* Task description: Retype all of the listing exactly, passing over any picture you find.

:::::

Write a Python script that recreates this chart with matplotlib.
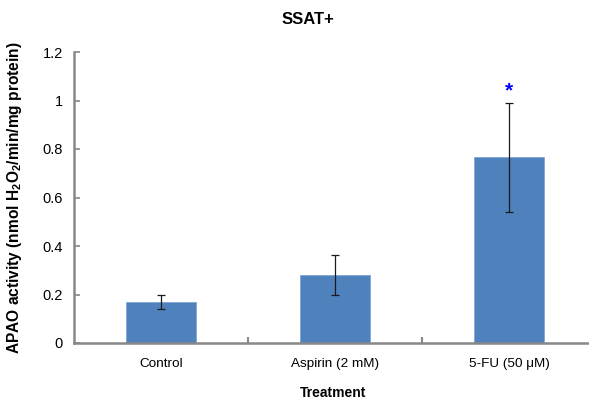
import matplotlib
matplotlib.use("Agg")
import matplotlib.pyplot as plt

categories = ["Control", "Aspirin (2 mM)", "5-FU (50 μM)"]
means = [0.17, 0.28, 0.765]
errors = [0.029, 0.083, 0.226]
yticks = [0, 0.2, 0.4, 0.6, 0.8, 1.0, 1.2]
ytick_labels = ["0", "0.2", "0.4", "0.6", "0.8", "1", "1.2"]
sig_marker_y = 1.04

plt.rcParams["font.family"] = ["Liberation Sans", "DejaVu Sans"]
plt.rcParams["mathtext.fontset"] = "custom"
plt.rcParams["mathtext.rm"] = "Liberation Sans:bold"
plt.rcParams["mathtext.it"] = "Liberation Sans:bold"
plt.rcParams["mathtext.bf"] = "Liberation Sans:bold"

fig = plt.figure(figsize=(5.89, 4.01), dpi=100)
ax = fig.add_axes([74 / 589, 58 / 401, 522 / 589, 291 / 401])

x = list(range(len(categories)))
ax.bar(x, means, width=0.4, color="#4F81BD", edgecolor="#7FA6D6", linewidth=0.6, zorder=2)
ax.errorbar(x, means, yerr=errors, fmt="none", ecolor="#1a1a1a", elinewidth=0.9,
            capsize=3, capthick=0.9, zorder=3)
ax.text(2, sig_marker_y, "*", color="#0000FF", ha="center", va="center",
        fontsize=15, fontweight="bold")

ax.set_xlim(-0.5, 2.5)
ax.set_ylim(0, 1.2)
ax.set_yticks(yticks)
ax.set_yticklabels(ytick_labels)
ax.set_xticks(x)
ax.set_xticklabels(categories)
ax.set_xticks([0.5, 1.5], minor=True)
ax.tick_params(axis="x", which="major", length=0, pad=11, labelsize=9.7)
ax.tick_params(axis="x", which="minor", direction="in", length=4, color="#888888", width=1.5)
ax.tick_params(axis="y", direction="in", length=4, color="#888888", width=1.2, labelsize=10.5, pad=8)

for side in ("top", "right"):
    ax.spines[side].set_visible(False)
for side in ("left", "bottom"):
    ax.spines[side].set_color("#888888")
    ax.spines[side].set_linewidth(1.8)

ax.set_ylabel(r"APAO activity (nmol H$_2$O$_2$/min/mg protein)", fontsize=11.2,
              fontweight="bold", labelpad=13)
fig.text(333 / 589, 1 - 393 / 401, "Treatment", ha="center", va="center",
         fontsize=10, fontweight="bold")
fig.text(308 / 589, 1 - 20 / 401, "SSAT+", ha="center", va="center",
         fontsize=12, fontweight="bold")

fig.savefig("out.png", dpi=100)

:::::

* Solution to this problem:
Write a Python script that recreates this chart with matplotlib.
import matplotlib
matplotlib.use("Agg")
import matplotlib.pyplot as plt

categories = ["Control", "Aspirin (2 mM)", "5-FU (50 μM)"]
means = [0.17, 0.28, 0.765]
errors = [0.029, 0.083, 0.226]
yticks = [0, 0.2, 0.4, 0.6, 0.8, 1.0, 1.2]
ytick_labels = ["0", "0.2", "0.4", "0.6", "0.8", "1", "1.2"]
sig_marker_y = 1.04

plt.rcParams["font.family"] = ["Liberation Sans", "DejaVu Sans"]
plt.rcParams["mathtext.fontset"] = "custom"
plt.rcParams["mathtext.rm"] = "Liberation Sans:bold"
plt.rcParams["mathtext.it"] = "Liberation Sans:bold"
plt.rcParams["mathtext.bf"] = "Liberation Sans:bold"

fig = plt.figure(figsize=(5.89, 4.01), dpi=100)
ax = fig.add_axes([74 / 589, 58 / 401, 522 / 589, 291 / 401])

x = list(range(len(categories)))
ax.bar(x, means, width=0.4, color="#4F81BD", edgecolor="#7FA6D6", linewidth=0.6, zorder=2)
ax.errorbar(x, means, yerr=errors, fmt="none", ecolor="#1a1a1a", elinewidth=0.9,
            capsize=3, capthick=0.9, zorder=3)
ax.text(2, sig_marker_y, "*", color="#0000FF", ha="center", va="center",
        fontsize=15, fontweight="bold")

ax.set_xlim(-0.5, 2.5)
ax.set_ylim(0, 1.2)
ax.set_yticks(yticks)
ax.set_yticklabels(ytick_labels)
ax.set_xticks(x)
ax.set_xticklabels(categories)
ax.set_xticks([0.5, 1.5], minor=True)
ax.tick_params(axis="x", which="major", length=0, pad=11, labelsize=9.7)
ax.tick_params(axis="x", which="minor", direction="in", length=4, color="#888888", width=1.5)
ax.tick_params(axis="y", direction="in", length=4, color="#888888", width=1.2, labelsize=10.5, pad=8)

for side in ("top", "right"):
    ax.spines[side].set_visible(False)
for side in ("left", "bottom"):
    ax.spines[side].set_color("#888888")
    ax.spines[side].set_linewidth(1.8)

ax.set_ylabel(r"APAO activity (nmol H$_2$O$_2$/min/mg protein)", fontsize=11.2,
              fontweight="bold", labelpad=13)
fig.text(333 / 589, 1 - 393 / 401, "Treatment", ha="center", va="center",
         fontsize=10, fontweight="bold")
fig.text(308 / 589, 1 - 20 / 401, "SSAT+", ha="center", va="center",
         fontsize=12, fontweight="bold")

fig.savefig("out.png", dpi=100)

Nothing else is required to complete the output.